Your output is the lines from the first one to the one containing "(a1tip) -- (a1w2);", repeated exactly, with images left out.

[Plotting code records]
— Begin —

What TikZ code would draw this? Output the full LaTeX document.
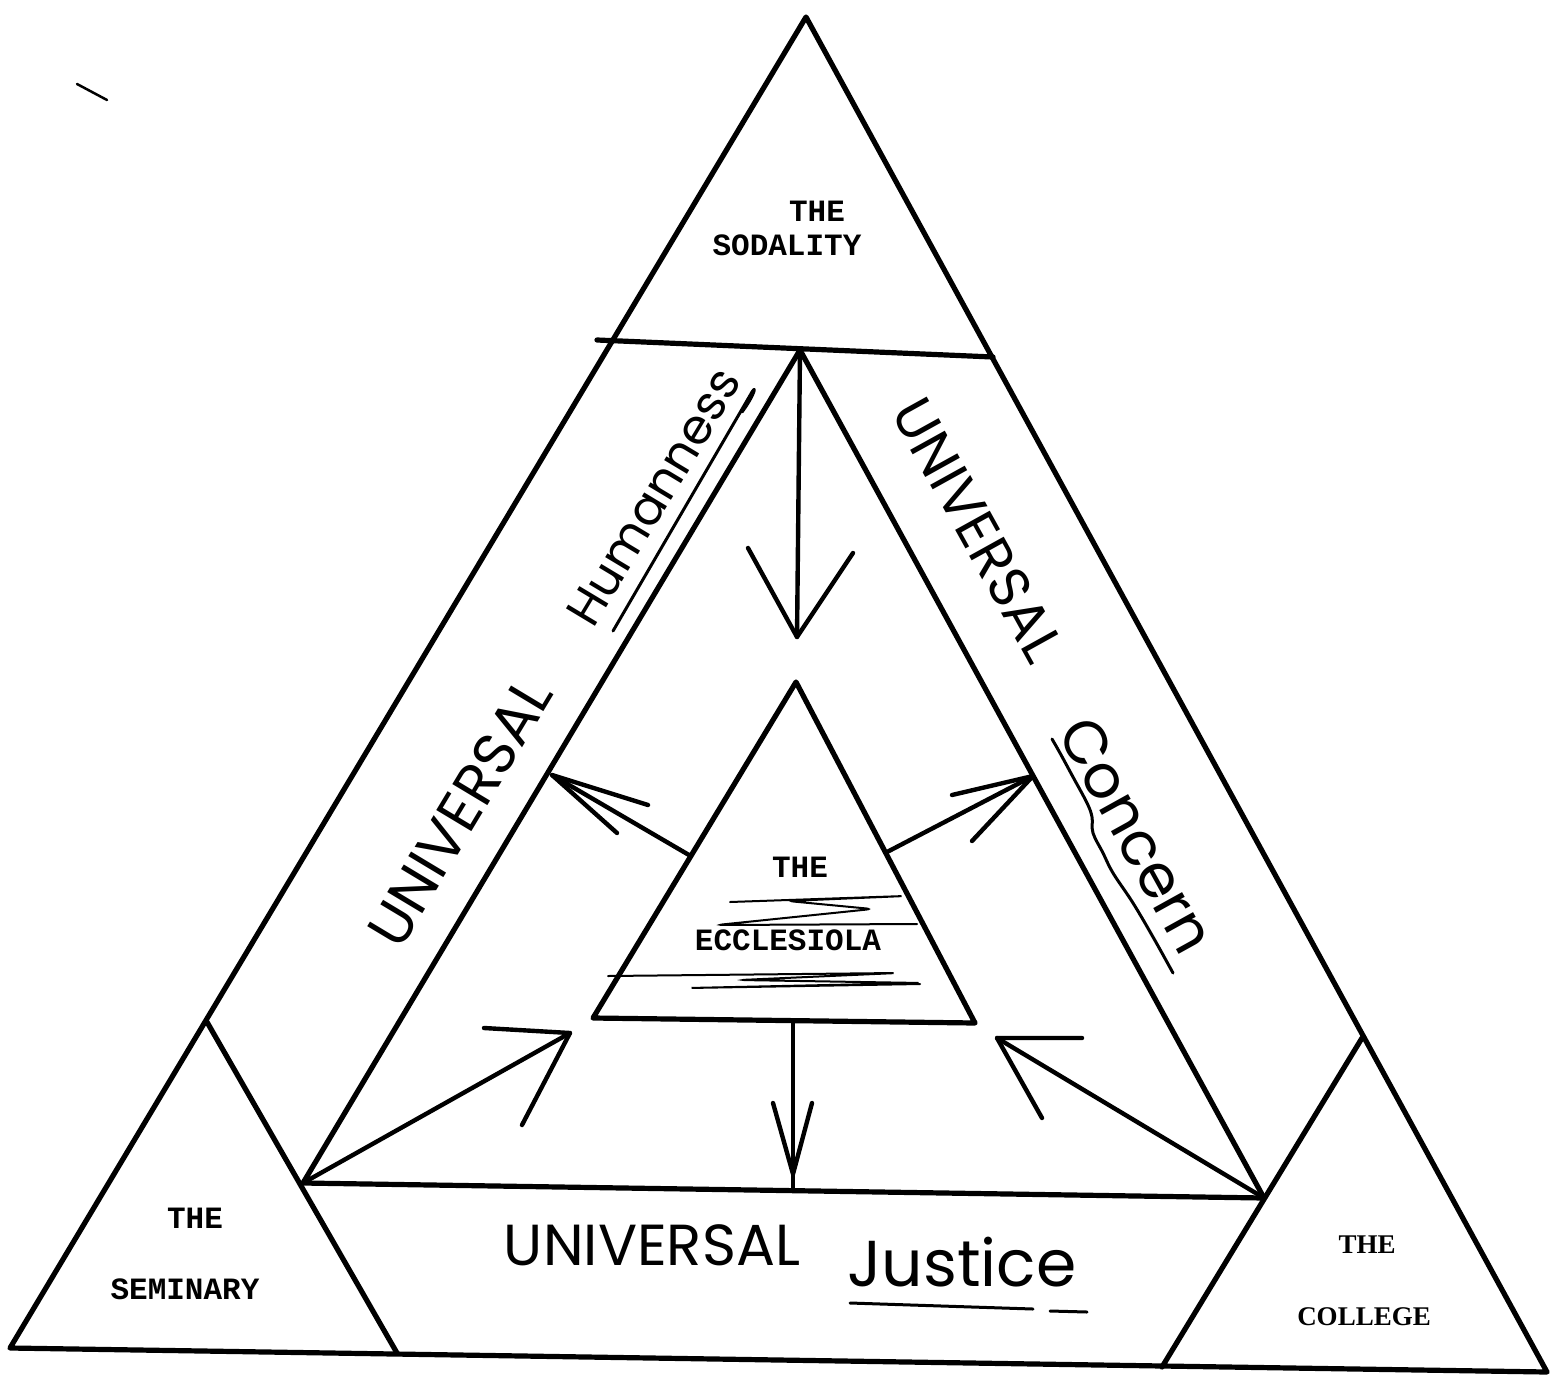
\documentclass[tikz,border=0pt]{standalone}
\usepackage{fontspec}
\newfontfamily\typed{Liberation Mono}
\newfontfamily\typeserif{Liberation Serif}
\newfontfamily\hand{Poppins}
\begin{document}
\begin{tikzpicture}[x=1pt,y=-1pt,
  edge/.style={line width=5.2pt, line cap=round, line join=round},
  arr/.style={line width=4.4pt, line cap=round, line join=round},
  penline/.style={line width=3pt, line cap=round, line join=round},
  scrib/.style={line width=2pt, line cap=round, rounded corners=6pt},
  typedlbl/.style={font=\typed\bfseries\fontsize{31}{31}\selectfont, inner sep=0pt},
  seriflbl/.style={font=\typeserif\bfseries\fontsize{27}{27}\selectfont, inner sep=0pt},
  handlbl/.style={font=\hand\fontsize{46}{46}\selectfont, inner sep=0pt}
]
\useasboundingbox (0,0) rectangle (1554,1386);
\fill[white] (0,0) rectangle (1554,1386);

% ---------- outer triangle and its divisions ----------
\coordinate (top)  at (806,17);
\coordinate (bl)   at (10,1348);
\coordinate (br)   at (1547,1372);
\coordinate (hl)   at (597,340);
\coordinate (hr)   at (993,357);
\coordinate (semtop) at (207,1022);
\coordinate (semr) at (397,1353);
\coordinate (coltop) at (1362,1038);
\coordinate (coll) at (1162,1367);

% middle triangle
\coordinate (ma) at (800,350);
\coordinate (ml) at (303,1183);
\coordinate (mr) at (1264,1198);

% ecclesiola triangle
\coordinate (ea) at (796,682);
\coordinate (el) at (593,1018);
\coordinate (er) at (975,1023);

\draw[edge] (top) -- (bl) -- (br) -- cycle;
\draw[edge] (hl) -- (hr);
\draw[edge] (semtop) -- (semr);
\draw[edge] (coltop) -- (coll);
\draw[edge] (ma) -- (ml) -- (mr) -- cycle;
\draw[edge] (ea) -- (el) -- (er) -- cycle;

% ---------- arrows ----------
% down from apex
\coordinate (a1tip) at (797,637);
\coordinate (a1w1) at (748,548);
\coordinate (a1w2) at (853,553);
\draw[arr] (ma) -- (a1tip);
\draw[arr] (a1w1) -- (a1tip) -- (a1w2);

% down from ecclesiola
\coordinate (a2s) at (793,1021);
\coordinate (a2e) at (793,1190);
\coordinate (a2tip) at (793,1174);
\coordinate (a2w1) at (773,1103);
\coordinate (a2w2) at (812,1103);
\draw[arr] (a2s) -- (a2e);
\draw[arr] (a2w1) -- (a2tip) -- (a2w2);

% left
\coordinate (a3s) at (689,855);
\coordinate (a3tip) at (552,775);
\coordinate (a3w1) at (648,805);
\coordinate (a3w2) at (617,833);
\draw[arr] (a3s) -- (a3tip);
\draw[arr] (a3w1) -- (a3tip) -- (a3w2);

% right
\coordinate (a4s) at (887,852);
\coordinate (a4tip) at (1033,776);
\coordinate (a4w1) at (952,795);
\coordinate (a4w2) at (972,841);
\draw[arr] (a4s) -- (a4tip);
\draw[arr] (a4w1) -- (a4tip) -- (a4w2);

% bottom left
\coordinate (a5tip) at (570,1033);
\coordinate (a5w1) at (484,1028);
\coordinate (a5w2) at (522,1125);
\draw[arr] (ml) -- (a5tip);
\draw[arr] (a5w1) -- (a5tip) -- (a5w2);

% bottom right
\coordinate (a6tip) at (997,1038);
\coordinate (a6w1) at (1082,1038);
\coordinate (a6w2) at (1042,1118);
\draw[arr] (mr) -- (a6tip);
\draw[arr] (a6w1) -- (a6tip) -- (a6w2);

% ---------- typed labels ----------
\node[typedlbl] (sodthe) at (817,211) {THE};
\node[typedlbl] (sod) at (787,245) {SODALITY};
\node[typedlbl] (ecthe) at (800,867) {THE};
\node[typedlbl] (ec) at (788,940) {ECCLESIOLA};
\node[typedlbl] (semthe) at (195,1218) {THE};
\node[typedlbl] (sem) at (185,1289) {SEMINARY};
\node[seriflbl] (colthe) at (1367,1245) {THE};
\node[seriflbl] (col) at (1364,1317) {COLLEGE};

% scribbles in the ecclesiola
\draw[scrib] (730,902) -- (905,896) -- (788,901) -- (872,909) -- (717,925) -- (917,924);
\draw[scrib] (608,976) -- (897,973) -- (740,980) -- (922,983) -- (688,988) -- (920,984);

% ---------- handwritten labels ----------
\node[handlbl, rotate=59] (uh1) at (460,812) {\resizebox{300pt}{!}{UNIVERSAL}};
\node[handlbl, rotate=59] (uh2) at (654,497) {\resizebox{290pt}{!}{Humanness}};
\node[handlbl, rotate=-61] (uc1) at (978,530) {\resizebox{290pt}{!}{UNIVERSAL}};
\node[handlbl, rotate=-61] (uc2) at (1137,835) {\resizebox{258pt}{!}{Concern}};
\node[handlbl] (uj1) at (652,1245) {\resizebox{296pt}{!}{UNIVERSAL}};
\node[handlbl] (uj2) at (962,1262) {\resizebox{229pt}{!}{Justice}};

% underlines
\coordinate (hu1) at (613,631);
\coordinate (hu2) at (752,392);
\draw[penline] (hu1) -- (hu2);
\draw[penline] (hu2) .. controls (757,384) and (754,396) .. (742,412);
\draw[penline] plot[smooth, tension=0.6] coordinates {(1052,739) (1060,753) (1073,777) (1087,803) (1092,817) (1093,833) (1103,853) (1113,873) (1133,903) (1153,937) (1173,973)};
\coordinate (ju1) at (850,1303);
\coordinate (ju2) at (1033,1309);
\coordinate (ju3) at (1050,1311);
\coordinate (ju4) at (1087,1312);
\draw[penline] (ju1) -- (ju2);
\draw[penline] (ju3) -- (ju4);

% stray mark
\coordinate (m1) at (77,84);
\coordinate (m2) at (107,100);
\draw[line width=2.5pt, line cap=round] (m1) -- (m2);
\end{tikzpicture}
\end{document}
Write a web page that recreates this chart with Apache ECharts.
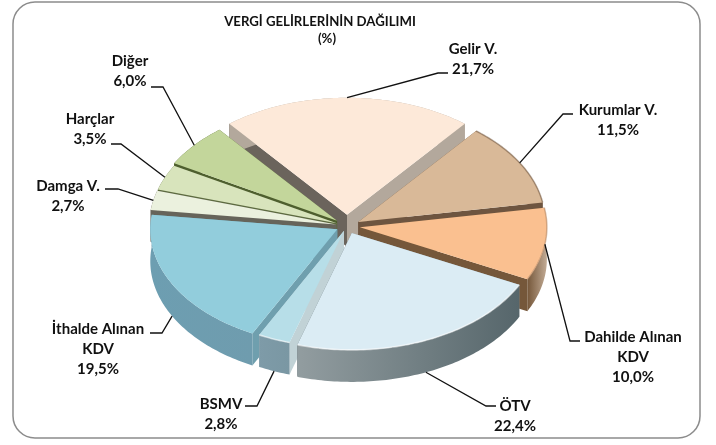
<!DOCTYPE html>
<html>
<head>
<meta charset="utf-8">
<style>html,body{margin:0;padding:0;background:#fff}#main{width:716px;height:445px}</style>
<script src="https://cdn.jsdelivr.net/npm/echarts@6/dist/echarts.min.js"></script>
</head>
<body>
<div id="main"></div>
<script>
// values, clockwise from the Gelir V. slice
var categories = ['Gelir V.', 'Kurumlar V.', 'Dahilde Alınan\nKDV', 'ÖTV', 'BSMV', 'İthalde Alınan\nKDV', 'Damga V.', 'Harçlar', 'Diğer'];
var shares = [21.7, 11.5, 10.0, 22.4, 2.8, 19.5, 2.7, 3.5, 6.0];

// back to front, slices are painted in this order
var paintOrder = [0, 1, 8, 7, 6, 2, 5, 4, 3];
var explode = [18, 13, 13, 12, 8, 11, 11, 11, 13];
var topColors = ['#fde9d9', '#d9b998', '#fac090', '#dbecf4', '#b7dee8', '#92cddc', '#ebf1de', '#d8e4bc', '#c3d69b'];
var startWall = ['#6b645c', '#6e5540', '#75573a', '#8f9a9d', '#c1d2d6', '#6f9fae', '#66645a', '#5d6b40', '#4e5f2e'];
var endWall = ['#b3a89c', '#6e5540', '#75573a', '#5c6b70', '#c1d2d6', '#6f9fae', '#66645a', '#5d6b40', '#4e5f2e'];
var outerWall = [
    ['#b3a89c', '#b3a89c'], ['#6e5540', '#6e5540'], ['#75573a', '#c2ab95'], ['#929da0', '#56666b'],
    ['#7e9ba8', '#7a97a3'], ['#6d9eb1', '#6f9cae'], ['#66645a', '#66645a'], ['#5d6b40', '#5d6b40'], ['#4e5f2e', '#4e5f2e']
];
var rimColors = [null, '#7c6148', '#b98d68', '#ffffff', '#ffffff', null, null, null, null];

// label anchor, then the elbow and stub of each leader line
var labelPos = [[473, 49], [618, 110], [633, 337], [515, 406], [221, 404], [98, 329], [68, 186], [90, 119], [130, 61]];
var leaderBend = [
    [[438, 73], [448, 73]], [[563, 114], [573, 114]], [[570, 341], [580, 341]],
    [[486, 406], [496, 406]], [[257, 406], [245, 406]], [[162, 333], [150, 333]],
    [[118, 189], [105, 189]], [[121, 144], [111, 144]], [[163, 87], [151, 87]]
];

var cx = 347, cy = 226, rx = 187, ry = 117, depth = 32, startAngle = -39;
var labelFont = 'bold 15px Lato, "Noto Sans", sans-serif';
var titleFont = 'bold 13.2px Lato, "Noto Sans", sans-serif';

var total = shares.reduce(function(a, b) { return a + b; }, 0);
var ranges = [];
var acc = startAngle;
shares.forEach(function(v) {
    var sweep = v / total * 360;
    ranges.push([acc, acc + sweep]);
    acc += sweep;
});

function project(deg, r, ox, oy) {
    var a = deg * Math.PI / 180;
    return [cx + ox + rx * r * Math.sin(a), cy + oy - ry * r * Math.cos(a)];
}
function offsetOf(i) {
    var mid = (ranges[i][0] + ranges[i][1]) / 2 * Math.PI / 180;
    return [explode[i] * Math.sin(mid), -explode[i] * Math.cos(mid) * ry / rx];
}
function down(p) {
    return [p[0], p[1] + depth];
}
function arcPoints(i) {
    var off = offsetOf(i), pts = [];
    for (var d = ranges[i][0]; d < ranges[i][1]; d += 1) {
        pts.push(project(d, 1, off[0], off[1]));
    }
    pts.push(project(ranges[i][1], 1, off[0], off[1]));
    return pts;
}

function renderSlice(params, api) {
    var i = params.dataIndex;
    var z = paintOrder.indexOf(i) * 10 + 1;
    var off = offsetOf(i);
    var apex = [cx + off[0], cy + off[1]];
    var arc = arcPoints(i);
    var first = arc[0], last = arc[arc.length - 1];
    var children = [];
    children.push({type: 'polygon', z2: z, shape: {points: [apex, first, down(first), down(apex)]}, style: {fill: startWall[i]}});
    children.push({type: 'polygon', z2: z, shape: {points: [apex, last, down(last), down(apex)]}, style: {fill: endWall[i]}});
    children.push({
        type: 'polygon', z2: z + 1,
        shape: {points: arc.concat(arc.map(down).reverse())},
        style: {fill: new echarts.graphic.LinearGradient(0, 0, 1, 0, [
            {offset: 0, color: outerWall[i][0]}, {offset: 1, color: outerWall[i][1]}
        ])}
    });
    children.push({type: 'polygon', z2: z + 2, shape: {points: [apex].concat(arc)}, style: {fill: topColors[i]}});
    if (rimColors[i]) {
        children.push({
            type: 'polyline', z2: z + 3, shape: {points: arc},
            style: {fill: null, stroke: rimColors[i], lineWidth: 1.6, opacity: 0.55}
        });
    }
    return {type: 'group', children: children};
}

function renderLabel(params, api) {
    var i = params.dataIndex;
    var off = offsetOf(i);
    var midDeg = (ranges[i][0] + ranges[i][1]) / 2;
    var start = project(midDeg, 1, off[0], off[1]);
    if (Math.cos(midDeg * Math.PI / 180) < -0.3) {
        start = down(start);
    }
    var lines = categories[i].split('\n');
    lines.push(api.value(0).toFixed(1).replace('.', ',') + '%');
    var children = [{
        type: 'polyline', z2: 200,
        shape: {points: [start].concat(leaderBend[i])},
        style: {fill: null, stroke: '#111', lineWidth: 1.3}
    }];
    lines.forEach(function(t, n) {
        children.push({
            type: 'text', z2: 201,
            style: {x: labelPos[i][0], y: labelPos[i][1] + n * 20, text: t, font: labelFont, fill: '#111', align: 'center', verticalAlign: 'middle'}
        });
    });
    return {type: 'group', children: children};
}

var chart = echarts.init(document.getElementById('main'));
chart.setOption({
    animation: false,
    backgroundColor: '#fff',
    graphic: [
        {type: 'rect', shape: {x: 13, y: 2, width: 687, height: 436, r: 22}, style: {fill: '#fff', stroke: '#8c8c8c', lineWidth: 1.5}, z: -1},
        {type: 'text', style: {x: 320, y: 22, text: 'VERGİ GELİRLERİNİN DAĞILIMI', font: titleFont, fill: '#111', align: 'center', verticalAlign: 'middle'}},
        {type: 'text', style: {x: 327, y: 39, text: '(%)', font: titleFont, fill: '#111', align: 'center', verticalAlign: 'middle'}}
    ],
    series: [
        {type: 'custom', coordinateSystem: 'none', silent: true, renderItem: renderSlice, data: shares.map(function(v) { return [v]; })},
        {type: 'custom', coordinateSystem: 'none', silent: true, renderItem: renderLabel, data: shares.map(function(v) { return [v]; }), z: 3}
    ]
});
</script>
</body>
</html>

— End —

§ Written answer
What TikZ code would draw this? Output the full LaTeX document.
\documentclass[tikz,border=0pt]{standalone}
\usepackage{fontspec}
\newfontfamily\typed{Liberation Mono}
\newfontfamily\typeserif{Liberation Serif}
\newfontfamily\hand{Poppins}
\begin{document}
\begin{tikzpicture}[x=1pt,y=-1pt,
  edge/.style={line width=5.2pt, line cap=round, line join=round},
  arr/.style={line width=4.4pt, line cap=round, line join=round},
  penline/.style={line width=3pt, line cap=round, line join=round},
  scrib/.style={line width=2pt, line cap=round, rounded corners=6pt},
  typedlbl/.style={font=\typed\bfseries\fontsize{31}{31}\selectfont, inner sep=0pt},
  seriflbl/.style={font=\typeserif\bfseries\fontsize{27}{27}\selectfont, inner sep=0pt},
  handlbl/.style={font=\hand\fontsize{46}{46}\selectfont, inner sep=0pt}
]
\useasboundingbox (0,0) rectangle (1554,1386);
\fill[white] (0,0) rectangle (1554,1386);

% ---------- outer triangle and its divisions ----------
\coordinate (top)  at (806,17);
\coordinate (bl)   at (10,1348);
\coordinate (br)   at (1547,1372);
\coordinate (hl)   at (597,340);
\coordinate (hr)   at (993,357);
\coordinate (semtop) at (207,1022);
\coordinate (semr) at (397,1353);
\coordinate (coltop) at (1362,1038);
\coordinate (coll) at (1162,1367);

% middle triangle
\coordinate (ma) at (800,350);
\coordinate (ml) at (303,1183);
\coordinate (mr) at (1264,1198);

% ecclesiola triangle
\coordinate (ea) at (796,682);
\coordinate (el) at (593,1018);
\coordinate (er) at (975,1023);

\draw[edge] (top) -- (bl) -- (br) -- cycle;
\draw[edge] (hl) -- (hr);
\draw[edge] (semtop) -- (semr);
\draw[edge] (coltop) -- (coll);
\draw[edge] (ma) -- (ml) -- (mr) -- cycle;
\draw[edge] (ea) -- (el) -- (er) -- cycle;

% ---------- arrows ----------
% down from apex
\coordinate (a1tip) at (797,637);
\coordinate (a1w1) at (748,548);
\coordinate (a1w2) at (853,553);
\draw[arr] (ma) -- (a1tip);
\draw[arr] (a1w1) -- (a1tip) -- (a1w2);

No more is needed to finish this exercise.